BEGIN

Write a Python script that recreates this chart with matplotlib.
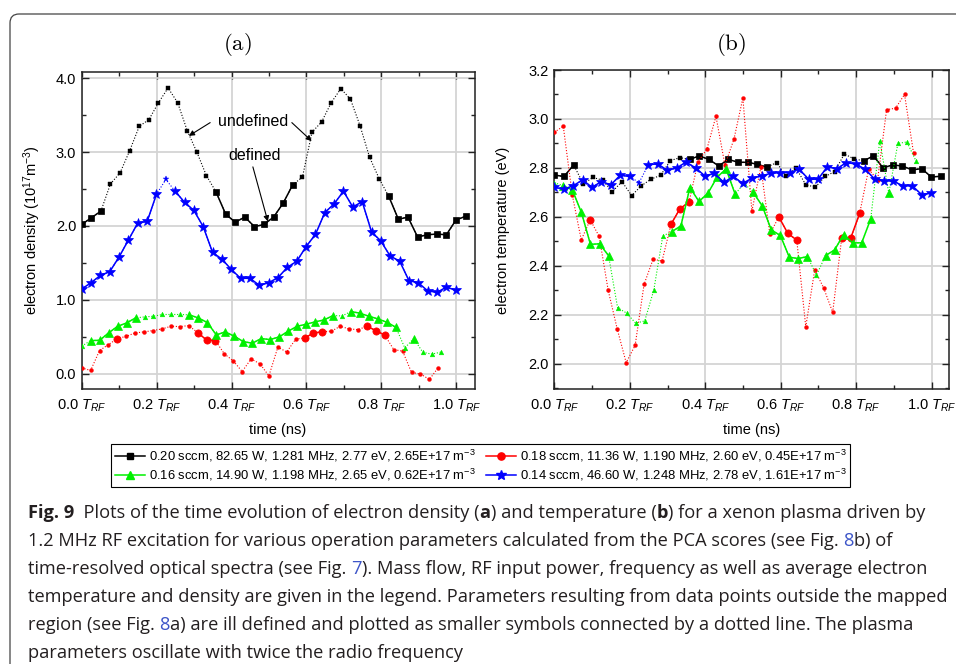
import matplotlib
matplotlib.use('Agg')
import matplotlib.pyplot as plt
import numpy as np
from matplotlib.lines import Line2D
from matplotlib.patches import FancyBboxPatch
from matplotlib.transforms import IdentityTransform
from matplotlib import font_manager as fm
from matplotlib.ticker import MultipleLocator

# ---------------- data ----------------
t_ns = np.arange(0, 820, 20)          # sampling times (ns), 41 samples
freq_black, freq_red, freq_green, freq_blue = 1.281, 1.190, 1.198, 1.248   # MHz

# electron density (1e17 m^-3), panel (a)
ne_black = [2.02, 2.11, 2.20, 2.57, 2.72, 3.02, 3.35, 3.44, 3.67, 3.87, 3.67, 3.29, 3.00, 2.68,
            2.46, 2.16, 2.05, 2.12, 1.99, 2.02, 2.12, 2.31, 2.56, 2.66, 3.27, 3.41, 3.67, 3.86,
            3.72, 3.36, 2.93, 2.64, 2.40, 2.09, 2.12, 1.85, 1.88, 1.89, 1.88, 2.08, 2.13]
ne_red = [0.077, 0.041, 0.311, 0.392, 0.473, 0.505, 0.55, 0.564, 0.582, 0.604, 0.64, 0.636, 0.649,
          0.555, 0.455, 0.446, 0.266, 0.171, 0.027, 0.198, 0.131, -0.032, 0.356, 0.293, 0.465,
          0.483, 0.546, 0.568, 0.573, 0.64, 0.604, 0.595, 0.64, 0.582, 0.519, 0.325, 0.302,
          0.014, -0.005, -0.081, 0.081]
ne_green = [0.37, 0.446, 0.45, 0.55, 0.64, 0.685, 0.753, 0.767, 0.776, 0.80, 0.80, 0.80, 0.794,
            0.753, 0.69, 0.523, 0.564, 0.505, 0.433, 0.41, 0.473, 0.46, 0.496, 0.573, 0.64,
            0.667, 0.70, 0.726, 0.785, 0.78, 0.84, 0.817, 0.776, 0.74, 0.695, 0.627, 0.347,
            0.474, 0.289, 0.262, 0.289]
ne_blue = [1.145, 1.23, 1.33, 1.38, 1.58, 1.81, 2.04, 2.06, 2.43, 2.63, 2.47, 2.32, 2.21, 1.99,
           1.64, 1.55, 1.41, 1.29, 1.29, 1.195, 1.23, 1.30, 1.44, 1.52, 1.72, 1.885, 2.18, 2.30,
           2.47, 2.255, 2.33, 1.92, 1.795, 1.59, 1.525, 1.26, 1.23, 1.12, 1.10, 1.17, 1.13]

# electron temperature (eV), panel (b)
te_black = [2.771, 2.765, 2.812, 2.735, 2.761, 2.75, 2.703, 2.744, 2.687, 2.727, 2.754, 2.770,
            2.830, 2.842, 2.835, 2.849, 2.835, 2.808, 2.835, 2.823, 2.823, 2.815, 2.803, 2.822,
            2.765, 2.80, 2.732, 2.721, 2.765, 2.785, 2.857, 2.837, 2.829, 2.849, 2.801, 2.812,
            2.808, 2.792, 2.797, 2.763, 2.766]
te_red = [2.946, 2.970, 2.69, 2.506, 2.588, 2.52, 2.30, 2.143, 2.005, 2.075, 2.325, 2.427, 2.42,
          2.57, 2.634, 2.66, 2.824, 2.878, 3.011, 2.812, 2.917, 3.086, 2.624, 2.803, 2.53, 2.60,
          2.533, 2.505, 2.151, 2.384, 2.309, 2.21, 2.513, 2.513, 2.614, 2.795, 2.751, 3.038,
          3.044, 3.10, 2.861]
te_green = [2.74, 2.727, 2.71, 2.618, 2.488, 2.49, 2.442, 2.229, 2.207, 2.166, 2.175, 2.30, 2.522,
            2.54, 2.563, 2.72, 2.663, 2.697, 2.762, 2.796, 2.693, 2.737, 2.70, 2.645, 2.547,
            2.524, 2.435, 2.43, 2.438, 2.362, 2.442, 2.465, 2.528, 2.494, 2.494, 2.592, 2.912,
            2.697, 2.90, 2.906, 2.829]
te_blue = [2.721, 2.713, 2.727, 2.751, 2.721, 2.744, 2.731, 2.770, 2.765, 2.74, 2.814, 2.816,
           2.79, 2.80, 2.824, 2.80, 2.767, 2.778, 2.741, 2.765, 2.737, 2.758, 2.767, 2.778, 2.781,
           2.781, 2.795, 2.754, 2.754, 2.805, 2.796, 2.822, 2.816, 2.795, 2.755, 2.748, 2.746,
           2.727, 2.727, 2.691, 2.697]

# L = well defined point (large symbol, solid line), s = ill defined (small symbol, dotted)
flags_black = "LLL" + "s" * 11 + "L" * 9 + "s" * 9 + "L" * 9
flags_red = "ssss" + "L" + "s" * 8 + "LLL" + "s" * 9 + "LLL" + "ssss" + "LLL" + "s" * 6
flags_green_a = "s" + "L" * 6 + "s" * 5 + "L" * 17 + "s" + "L" * 6 + "s" + "L" + "sss"
flags_green_b = "s" + "L" * 6 + "s" * 6 + "L" * 8 + "s" + "L" * 7 + "s" + "L" * 6 + "s" + "L" + "sss"
flags_blue = "L" * 9 + "s" + "L" * 31

legend_labels = [
    "0.20 sccm, 82.65 W, 1.281 MHz, 2.77 eV, 2.65E+17 m$^{-3}$",
    "0.16 sccm, 14.90 W, 1.198 MHz, 2.65 eV, 0.62E+17 m$^{-3}$",
    "0.18 sccm, 11.36 W, 1.190 MHz, 2.60 eV, 0.45E+17 m$^{-3}$",
    "0.14 sccm, 46.60 W, 1.248 MHz, 2.78 eV, 1.61E+17 m$^{-3}$",
]
xtick_vals = [0.0, 0.2, 0.4, 0.6, 0.8, 1.0]

caption_lines = [
    [("Fig. 9", "bold", None), ("  Plots of the time evolution of electron density (", "normal", None),
     ("a", "bold", None), (") and temperature (", "normal", None), ("b", "bold", None),
     (") for a xenon plasma driven by", "normal", None)],
    [("1.2 MHz RF excitation for various operation parameters calculated from the PCA scores (see Fig. ", "normal", None),
     ("8", "normal", "link"), ("b) of", "normal", None)],
    [("time-resolved optical spectra (see Fig. ", "normal", None), ("7", "normal", "link"),
     ("). Mass flow, RF input power, frequency as well as average electron", "normal", None)],
    [("temperature and density are given in the legend. Parameters resulting from data points outside the mapped", "normal", None)],
    [("region (see Fig. ", "normal", None), ("8", "normal", "link"),
     ("a) are ill defined and plotted as smaller symbols connected by a dotted line. The plasma", "normal", None)],
    [("parameters oscillate with twice the radio frequency", "normal", None)],
]

# ---------------- style ----------------
plt.rcParams['font.family'] = ['Liberation Sans', 'DejaVu Sans']
plt.rcParams['mathtext.fontset'] = 'custom'
plt.rcParams['mathtext.rm'] = 'Liberation Sans'
plt.rcParams['mathtext.it'] = 'Liberation Sans:italic'
plt.rcParams['mathtext.bf'] = 'Liberation Sans:bold'

W, H = 956, 664
fig = plt.figure(figsize=(W / 100, H / 100), dpi=100)
fig.patch.set_facecolor('white')


def fx(px):
    return px / W


def fy(py):
    return 1 - py / H


axA = fig.add_axes([fx(81.7), fy(389), fx(475) - fx(81.7), fy(71.7) - fy(389)])
axB = fig.add_axes([fx(554.3), fy(389), fx(949) - fx(554.3), fy(70) - fy(389)])

C_BLACK, C_RED, C_GREEN, C_BLUE = '#000000', '#ff0000', '#00f000', '#0000ff'
series_style = {
    'black': (C_BLACK, 's', 5.0, 2.4),
    'red': (C_RED, 'o', 5.2, 2.8),
    'green': (C_GREEN, '^', 6.0, 3.4),
    'blue': (C_BLUE, '*', 7.8, 5.0),
}


def draw(ax, f_mhz, y, flags, key, z):
    color, marker, ms_big, ms_small = series_style[key]
    x = t_ns * f_mhz / 1000.0
    y = np.asarray(y, float)
    good = np.array([c == 'L' for c in flags])
    ax.plot(x, y, ls=(0, (1, 1.6)), lw=0.8, color=color, zorder=z)
    ax.plot(x, np.where(good, y, np.nan), ls='-', lw=1.1, color=color, zorder=z + 0.1)
    ax.plot(x[good], y[good], ls='none', marker=marker, ms=ms_big, color=color,
            mec=color, mew=0.5, zorder=z + 0.2)
    ax.plot(x[~good], y[~good], ls='none', marker=marker, ms=ms_small, color=color,
            mec=color, mew=0.3, zorder=z + 0.2)


draw(axA, freq_black, ne_black, flags_black, 'black', 3)
draw(axA, freq_red, ne_red, flags_red, 'red', 4)
draw(axA, freq_green, ne_green, flags_green_a, 'green', 5)
draw(axA, freq_blue, ne_blue, flags_blue, 'blue', 6)

draw(axB, freq_black, te_black, flags_black, 'black', 3)
draw(axB, freq_red, te_red, flags_red, 'red', 4)
draw(axB, freq_green, te_green, flags_green_b, 'green', 5)
draw(axB, freq_blue, te_blue, flags_blue, 'blue', 6)

for ax in (axA, axB):
    ax.set_xlim(0, 1.05)
    ax.set_xticks(xtick_vals)
    ax.set_xticklabels(["%.1f $T_{RF}$" % v for v in xtick_vals])
    ax.xaxis.set_minor_locator(MultipleLocator(0.1))
    ax.tick_params(which='both', direction='in', top=True, right=True, width=1.0,
                   color='#222222', labelsize=10.5)
    ax.tick_params(which='major', length=5)
    ax.tick_params(which='minor', length=3)
    ax.tick_params(axis='x', pad=6)
    ax.tick_params(axis='y', pad=4)
    ax.grid(True, which='major', color='#d4d4d4', lw=1.3)
    ax.set_axisbelow(True)
    for sp in ax.spines.values():
        sp.set_linewidth(1.1)
        sp.set_color('#222222')

axA.set_ylim(-0.21, 4.09)
axA.set_yticks([0, 1, 2, 3, 4])
axA.set_yticklabels(['0.0', '1.0', '2.0', '3.0', '4.0'])
axA.yaxis.set_minor_locator(MultipleLocator(0.5))

axB.set_xlim(0, 1.046)
axB.set_ylim(1.897, 3.2)
axB.set_yticks([2.0, 2.2, 2.4, 2.6, 2.8, 3.0, 3.2])
axB.set_yticklabels(['2.0', '2.2', '2.4', '2.6', '2.8', '3.0', '3.2'])
axB.yaxis.set_minor_locator(MultipleLocator(0.1))

# axis labels and panel titles
fig.text(fx(32), fy(230), 'electron density (10$^{17}$m$^{-3}$)', rotation=90,
         ha='center', va='center', fontsize=10.5)
fig.text(fx(503), fy(230), 'electron temperature (eV)', rotation=90,
         ha='center', va='center', fontsize=10.5)
fig.text(fx(278), fy(430), 'time (ns)', ha='center', va='center', fontsize=10.5)
fig.text(fx(752), fy(430), 'time (ns)', ha='center', va='center', fontsize=10.5)
fig.text(fx(237), fy(44), r'$\mathrm{(a)}$', ha='center', va='center', fontsize=16.5,
         math_fontfamily='cm')
fig.text(fx(731), fy(44), r'$\mathrm{(b)}$', ha='center', va='center', fontsize=16.5,
         math_fontfamily='cm')

# annotations in panel (a)
arrow_kw = dict(arrowstyle='-|>', color='black', lw=0.8, mutation_scale=8, shrinkA=0, shrinkB=0)
axA.text(0.457, 3.41, 'undefined', ha='center', va='center', fontsize=11.5, zorder=10)
axA.annotate('', xy=(0.286, 3.22), xytext=(0.343, 3.40), arrowprops=arrow_kw, zorder=10)
axA.annotate('', xy=(0.614, 3.15), xytext=(0.561, 3.40), arrowprops=arrow_kw, zorder=10)
axA.text(0.462, 2.95, 'defined', ha='center', va='center', fontsize=11.5, zorder=10)
axA.annotate('', xy=(0.497, 2.06), xytext=(0.457, 2.80), arrowprops=arrow_kw, zorder=10)

# legend (column-wise order: black, green | red, blue)
handles = []
for key in ('black', 'green', 'red', 'blue'):
    color, marker, ms_big, _ = series_style[key]
    handles.append(Line2D([], [], color=color, marker=marker, ms=ms_big, lw=1.1, mec=color))
leg = fig.legend(handles, legend_labels, ncol=2, loc='center',
                 bbox_to_anchor=(fx(480.5), fy(465.5)), frameon=True, fancybox=False,
                 edgecolor='black', framealpha=1, fontsize=9.4, handlelength=2.3,
                 columnspacing=0.8, handletextpad=0.3, labelspacing=0.2, borderpad=0.3,
                 borderaxespad=0)
leg.get_frame().set_linewidth(0.8)

# outer rounded frame
frame = FancyBboxPatch((10, -60), 1100, (H - 14) + 60, boxstyle='round,pad=0,rounding_size=9',
                       transform=IdentityTransform(), facecolor='none', edgecolor='#444444',
                       lw=0.9)
fig.add_artist(frame)

# caption
try:
    fm.findfont(fm.FontProperties(family='Liberation Sans Narrow'), fallback_to_default=False)
    cap_family = 'Liberation Sans Narrow'
except Exception:
    cap_family = 'Open Sans'

renderer = fig.canvas.get_renderer()


def text_w(s, weight, size):
    fp = fm.FontProperties(family=cap_family, weight=weight, size=size)
    w1 = renderer.get_text_width_height_descent('|' + s + '|', fp, ismath=False)[0]
    w0 = renderer.get_text_width_height_descent('||', fp, ismath=False)[0]
    return w1 - w0


base = 14.0
w_line1 = sum(text_w(s, wt, base) for s, wt, _ in caption_lines[0])
cap_size = base * 902.0 / w_line1
cap_size = min(cap_size, 15.0)

cap_color = '#231f20'
link_color = '#3d55c8'
x0 = 28.0
y_base = 517.5
pitch = 28.2
for i, line in enumerate(caption_lines):
    x = x0
    yb = y_base + i * pitch
    for s, wt, col in line:
        c = link_color if col == 'link' else cap_color
        fig.text(fx(x), fy(yb), s, ha='left', va='baseline', fontsize=cap_size,
                 fontweight=wt, family=cap_family, color=c)
        x += text_w(s, wt, cap_size)

fig.savefig('out.png', dpi=100)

END

**Problem to solve:** Every line from the top of the material above through the line with "freq_black, freq_red, freq_green, freq_blue" should be duplicated exactly, please; leave out the pictures.

**Correct result:**
Write a Python script that recreates this chart with matplotlib.
import matplotlib
matplotlib.use('Agg')
import matplotlib.pyplot as plt
import numpy as np
from matplotlib.lines import Line2D
from matplotlib.patches import FancyBboxPatch
from matplotlib.transforms import IdentityTransform
from matplotlib import font_manager as fm
from matplotlib.ticker import MultipleLocator

# ---------------- data ----------------
t_ns = np.arange(0, 820, 20)          # sampling times (ns), 41 samples
freq_black, freq_red, freq_green, freq_blue = 1.281, 1.190, 1.198, 1.248   # MHz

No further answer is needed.